How to Invest in Real Estate and Win - Part 2
56Limited Partnerships and REITs
There are loads of ways to invest in real estate. You can buy bare unimproved land and wait for it to appreciate. You can buy unimproved land and develop it. You can buy commercial or potentially commercial property and hold it. If it’s already zoned commercial, you can build on it with the idea of leasing. You can also buy into limited partnerships formed for the express purpose of developing property. You can buy a single home or multi units and rent. You can hop on the popular trend of flipping houses. You can buy into a real estate investment trust (REIT).
Your choices are only limited by your interest, imagination, knowledge, and ability to drum up needed capital (money). I have covered some of the basics of real estate investing and flipping houses in my other hubs so this time we’ll take a look at limited partnerships and limited liability partnerships (LLPs).
Limited Partnerships
What are they? A limited partnership has two main components, the general partners, and the limited partners. The general partners are the ones in the hot seat in that they are the managers of the partnership and take the heat if there’s a problem. The limited partners are investors who hope to earn a good return on their money by putting some of their investment dollars into the partnership.
There are two types of limited partnership, the privately held direct participation program (DPP) and the publicly traded master limited partnership (MLP).

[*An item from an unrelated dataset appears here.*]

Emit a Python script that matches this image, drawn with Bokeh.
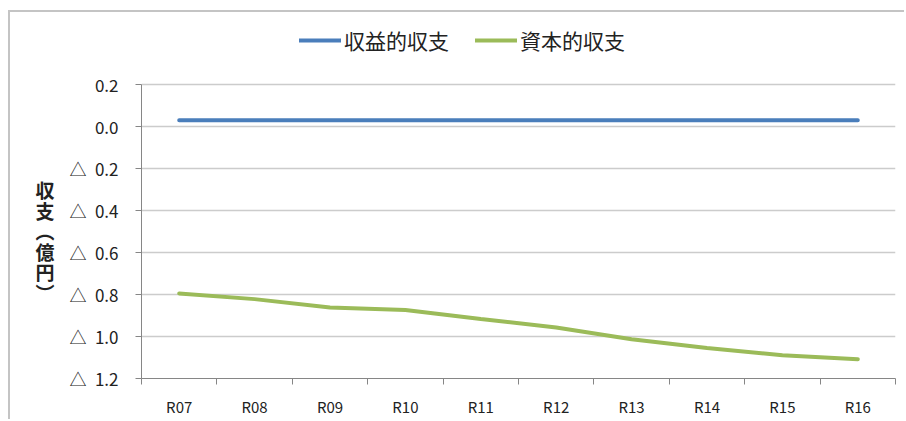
from bokeh.plotting import figure
from bokeh.models import (ColumnDataSource, FixedTicker, Legend, LegendItem,
                          CustomJSTickFormatter, Range1d)
from bokeh.embed import file_html
from bokeh.resources import INLINE

categories = ["R07", "R08", "R09", "R10", "R11", "R12", "R13", "R14", "R15", "R16"]
income = [0.03, 0.03, 0.03, 0.03, 0.03, 0.03, 0.03, 0.03, 0.03, 0.03]
capital = [-0.795, -0.822, -0.862, -0.874, -0.917, -0.957, -1.013, -1.055, -1.089, -1.108]
series_names = ["収益的収支", "資本的収支"]
y_ticks = [-1.2, -1.0, -0.8, -0.6, -0.4, -0.2, 0.0, 0.2]
y_title = "収\n支\n︵\n億\n円\n︶"

FONT = "Noto Sans CJK JP"
xpos = [i + 0.5 for i in range(len(categories))]
src = ColumnDataSource(dict(x=xpos, income=income, capital=capital, cat=categories))

# extra headroom above 0.2 hosts the legend (axis line is bounded to -1.2..0.2)
p = figure(width=896, height=409, output_backend="svg", toolbar_location=None,
           x_range=Range1d(0, len(categories)), y_range=Range1d(-1.2, 0.5),
           min_border_left=131, min_border_right=11, min_border_top=9,
           min_border_bottom=43)
p.styles = {"margin-left": "8px", "margin-top": "10px",
            "border-left": "2px solid #c4c4c4", "border-top": "2px solid #c4c4c4"}
p.outline_line_color = None
p.background_fill_color = "white"
p.border_fill_color = "white"

r1 = p.line("x", "income", source=src, line_color="#4A7EBB", line_width=4, line_cap="round")
r2 = p.line("x", "capital", source=src, line_color="#9BBB59", line_width=4, line_cap="round")

# x axis: labels at category centers, ticks at category boundaries
xa = p.xaxis[0]
xa.ticker = FixedTicker(ticks=xpos, minor_ticks=list(range(len(categories) + 1)))
xa.major_label_overrides = {x: c for x, c in zip(xpos, categories)}
xa.major_tick_out = 0
xa.major_tick_in = 0
xa.minor_tick_out = 6
xa.minor_tick_in = 0
xa.minor_tick_line_color = "#868686"
xa.axis_line_color = "#868686"
xa.major_label_text_font = FONT
xa.major_label_text_font_size = "15px"
xa.major_label_text_color = "#222222"
xa.major_label_standoff = 11

ya = p.yaxis[0]
ya.bounds = (-1.2, 0.2)
ya.ticker = FixedTicker(ticks=y_ticks, minor_ticks=[])
ya.formatter = CustomJSTickFormatter(code="""
const v = Math.round(tick * 10) / 10;
if (v >= -0.001) { return Math.abs(v).toFixed(1); }
return '\u25B3\u2002' + (-v).toFixed(1);
""")
ya.major_tick_out = 6
ya.major_tick_in = 0
ya.major_tick_line_color = "#868686"
ya.axis_line_color = "#868686"
ya.major_label_text_font = FONT
ya.major_label_text_font_size = "17px"
ya.major_label_text_color = "#222222"
ya.major_label_standoff = 17
# leading blank lines move the stacked title down to sit beside the -0.2..-0.8 ticks
ya.axis_label = "\n\n\n\n" + y_title
ya.axis_label_orientation = "horizontal"
ya.axis_label_text_font = FONT
ya.axis_label_text_font_size = "19px"
ya.axis_label_text_font_style = "bold"
ya.axis_label_text_color = "#222222"
ya.axis_label_text_line_height = 0.76
ya.axis_label_standoff = 12

p.xgrid.grid_line_color = None
p.ygrid.ticker = FixedTicker(ticks=y_ticks)
p.ygrid.grid_line_color = "#cccccc"
p.ygrid.grid_line_width = 1.5

legend = Legend(items=[LegendItem(label=series_names[0], renderers=[r1]),
                       LegendItem(label=series_names[1], renderers=[r2])],
                location=(158, 323), orientation="horizontal",
                border_line_color=None, background_fill_alpha=0,
                label_text_font=FONT, label_text_font_size="21px",
                label_text_color="#222222", glyph_width=42, glyph_height=20,
                label_standoff=3, spacing=26, padding=0, margin=0)
p.add_layout(legend, "center")

open("out.html", "w").write(file_html(p, INLINE))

Why are they formed? Limited partnerships are usually formed to perform a specific task such as create a large development, build a skyscraper, make a movie, etc. Once the project is complete, the partnership is dissolved and everybody takes his or her share of the profit and moves on.
Should I invest in a limited partnership? Limited partnerships can be very good investments and they can also be poor depending on the general partners. I have seen limited partnerships formed by people I wouldn’t trust with one cent of my money. I have seen others in which I would happily invest. One thing to keep in mind is that once you invest in a limited partnership, you’re probably in for the long haul. These investments are often tough to sell if they’re privately owned and they trade thin in the market. However, one benefit is that tax losses can be passed down to you allowing a tax deduction.
Real Estate Investment Trusts (REITs)
What are they? REITs are similar to mutual funds except they are required to have 75% of the gross income from real estate activities. They are also required to distribute 90% of the profit to investors.
Should I invest in a REIT? If you go to the National Association of Real Estate Investment Trust (http://www.nareit.com/), you can see what REITs are available in your state and will get an idea of where the impetus of each is. You should use the same criteria in deciding whether to invest in a REIT as you do with any other investment. Gain knowledge, evaluate risk, and research the specific REIT(s) that interest you.